Short problem => Leave out the pictures, and write out exactly the lines from the beginning of the material to the line holding "PW, PH = W - L - R, H - T - B", that line included, and nothing else.

Input records =>
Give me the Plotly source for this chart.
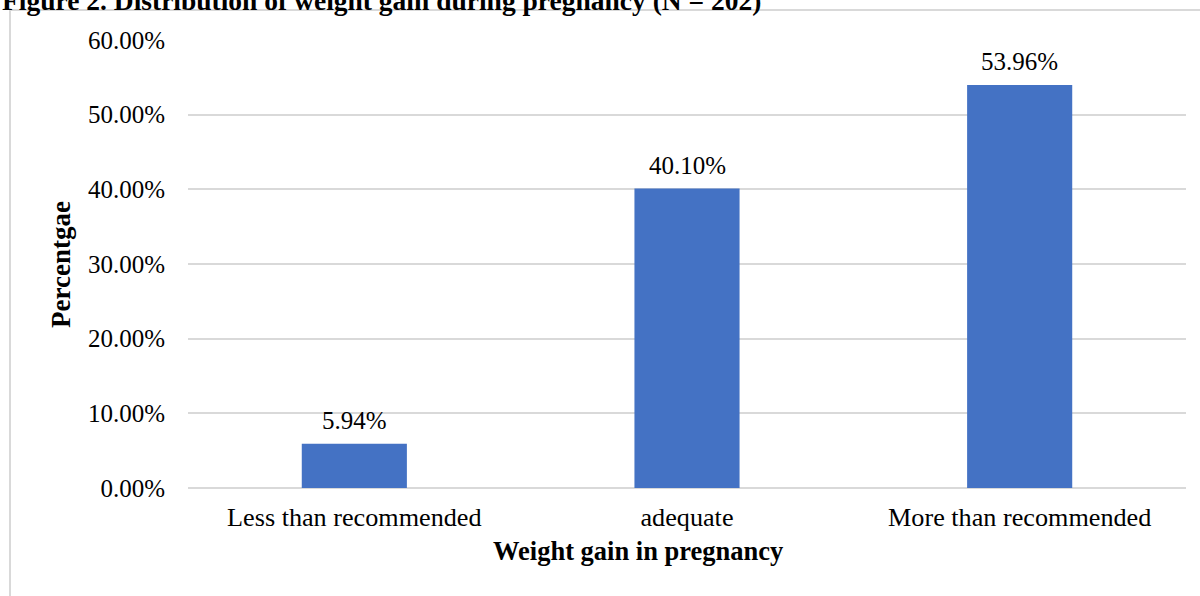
import plotly.graph_objects as go

# Weight gain categories and share of participants in each
categories = ["Less than recommended", "adequate", "More than recommended"]
shares = [0.0594, 0.4010, 0.5396]
share_labels = ["5.94%", "40.10%", "53.96%"]
y_ticks = [0.0, 0.1, 0.2, 0.3, 0.4, 0.5, 0.6]

FONT = "Liberation Serif, Times New Roman, serif"
BAR_COLOR = "#4472C4"
GRID = "#d9d9d9"

W, H = 1200, 596
L, R, T, B = 188, 14, 40, 108
PW, PH = W - L - R, H - T - B


def px_x(px):
    return (px - L) / PW


def px_y(py):
    return (H - B - py) / PH


fig = go.Figure()
fig.add_trace(go.Bar(
    x=categories,
    y=shares,
    marker=dict(color=BAR_COLOR, line=dict(width=0)),
    hoverinfo="skip",
))

# value labels above each bar
for cat, val, lab in zip(categories, shares, share_labels):
    fig.add_annotation(
        x=cat, y=val, xref="x", yref="y", text=lab, showarrow=False,
        yanchor="bottom", yshift=8,
        font=dict(family=FONT, size=25, color="#000000"),
    )

# figure caption, mostly above the page edge
fig.add_annotation(
    x=px_x(0), y=px_y(18), xref="paper", yref="paper",
    text="<b>Figure 2. Distribution of weight gain during pregnancy (N = 202)</b>",
    showarrow=False, xanchor="left", yanchor="bottom",
    font=dict(family=FONT, size=27.5, color="#000000"),
)

# axis titles
fig.add_annotation(
    x=px_x(638), y=px_y(551), xref="paper", yref="paper",
    text="<b>Weight gain in pregnancy</b>", showarrow=False,
    xanchor="center", yanchor="middle",
    font=dict(family=FONT, size=26.5, color="#000000"),
)
fig.add_annotation(
    x=px_x(61), y=px_y(265), xref="paper", yref="paper",
    text="<b>Percentgae</b>", showarrow=False, textangle=-90,
    xanchor="center", yanchor="middle",
    font=dict(family=FONT, size=27, color="#000000"),
)

# chart area border (left and top edges)
fig.add_shape(type="line", xref="paper", yref="paper",
              x0=px_x(10), x1=px_x(10), y0=px_y(10), y1=px_y(620),
              line=dict(color=GRID, width=2))
fig.add_shape(type="line", xref="paper", yref="paper",
              x0=px_x(10), x1=px_x(1220), y0=px_y(10), y1=px_y(10),
              line=dict(color=GRID, width=2))

fig.update_layout(
    width=W, height=H,
    margin=dict(l=L, r=R, t=T, b=B),
    paper_bgcolor="#ffffff",
    plot_bgcolor="#ffffff",
    showlegend=False,
    bargap=0.684,
    font=dict(family=FONT, size=25, color="#000000"),
)
fig.update_xaxes(
    showgrid=False, showline=False, zeroline=False, ticks="",
    tickfont=dict(family=FONT, size=26.2, color="#000000"),
    ticklabelstandoff=11,
)
fig.update_yaxes(
    range=[0, 0.6], tickvals=y_ticks, tickformat=".2%",
    showgrid=True, gridcolor=GRID, gridwidth=1.5,
    zeroline=True, zerolinecolor=GRID, zerolinewidth=1.5,
    showline=False, ticks="",
    tickfont=dict(family=FONT, size=25, color="#000000"),
    ticklabelstandoff=22,
)

fig.write_html("out.html")
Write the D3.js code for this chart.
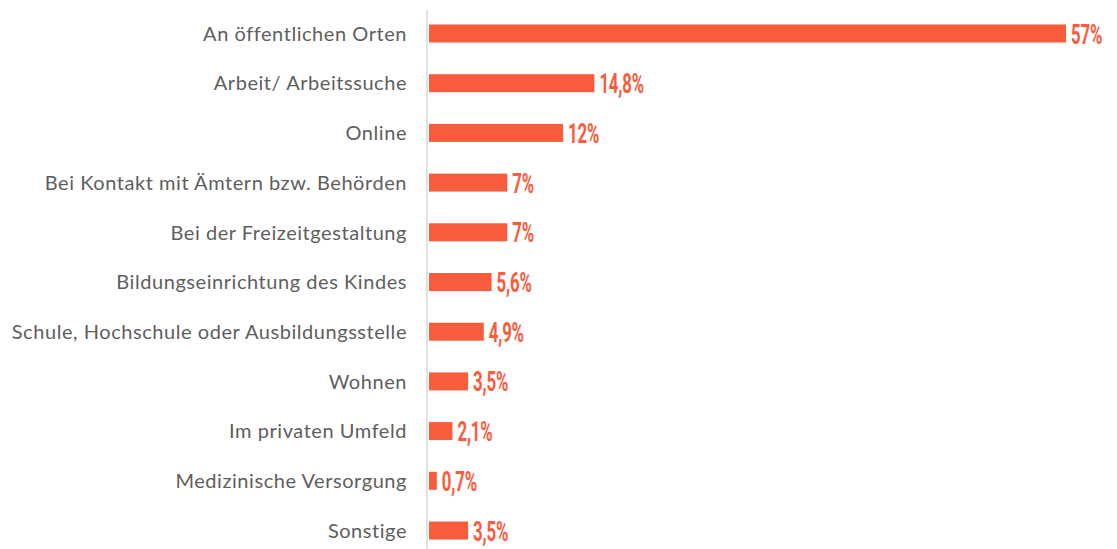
<!DOCTYPE html>
<html>
<head>
<meta charset="utf-8">
<script src="https://cdn.jsdelivr.net/npm/d3@7"></script>
<style>
  html, body { margin: 0; padding: 0; background: #ffffff; }
  svg { display: block; }
</style>
</head>
<body>
<svg id="chart" width="1117" height="549"></svg>
<script>
const categories = [
  "An öffentlichen Orten",
  "Arbeit/ Arbeitssuche",
  "Online",
  "Bei Kontakt mit Ämtern bzw. Behörden",
  "Bei der Freizeitgestaltung",
  "Bildungseinrichtung des Kindes",
  "Schule, Hochschule oder Ausbildungsstelle",
  "Wohnen",
  "Im privaten Umfeld",
  "Medizinische Versorgung",
  "Sonstige"
];
const values = [57, 14.8, 12, 7, 7, 5.6, 4.9, 3.5, 2.1, 0.7, 3.5];
const valueLabels = ["57%", "14,8%", "12%", "7%", "7%", "5,6%", "4,9%", "3,5%", "2,1%", "0,7%", "3,5%"];

const svg = d3.select("#chart");
const barColor = "#F95B3D";

const x = d3.scaleLinear().domain([0, 57]).range([429, 1066]);
const y = d3.scaleBand()
  .domain(categories)
  .range([8.65, 8.65 + 11 * 49.7])
  .paddingInner(0.638)
  .paddingOuter(0.319);

// axis line
svg.append("line")
  .attr("x1", 427).attr("x2", 427)
  .attr("y1", 10).attr("y2", 549)
  .attr("stroke", "#d9d9d9")
  .attr("stroke-width", 1.5);

// category labels
svg.append("g").selectAll("text")
  .data(categories)
  .join("text")
  .attr("x", 407)
  .attr("y", d => y(d) + y.bandwidth() / 2)
  .attr("dy", "0.36em")
  .attr("text-anchor", "end")
  .attr("fill", "#5e5e5e")
  .style("font-family", "Lato, 'Open Sans', sans-serif")
  .style("font-size", "20px")
  .style("letter-spacing", "0.55px")
  .text(d => d);

// value labels & bars
svg.append("g").selectAll("rect")
  .data(values)
  .join("rect")
  .attr("x", x(0))
  .attr("y", (d, i) => y(categories[i]))
  .attr("width", d => x(d) - x(0))
  .attr("height", y.bandwidth())
  .attr("fill", barColor);

svg.append("g").selectAll("text")
  .data(values)
  .join("text")
  .attr("transform", (d, i) => `translate(${x(d) + 5},${y(categories[i]) + y.bandwidth() / 2 + 10}) scale(0.6,1)`)
  .attr("fill", barColor)
  .style("font-family", "Roboto, 'DejaVu Sans', sans-serif")
  .style("font-weight", "700")
  .style("font-size", "28px")
  .style("letter-spacing", "-0.3px")
  .text((d, i) => valueLabels[i]);
</script>
</body>
</html>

Task response =>
Give me the Plotly source for this chart.
import plotly.graph_objects as go

# Weight gain categories and share of participants in each
categories = ["Less than recommended", "adequate", "More than recommended"]
shares = [0.0594, 0.4010, 0.5396]
share_labels = ["5.94%", "40.10%", "53.96%"]
y_ticks = [0.0, 0.1, 0.2, 0.3, 0.4, 0.5, 0.6]

FONT = "Liberation Serif, Times New Roman, serif"
BAR_COLOR = "#4472C4"
GRID = "#d9d9d9"

W, H = 1200, 596
L, R, T, B = 188, 14, 40, 108
PW, PH = W - L - R, H - T - B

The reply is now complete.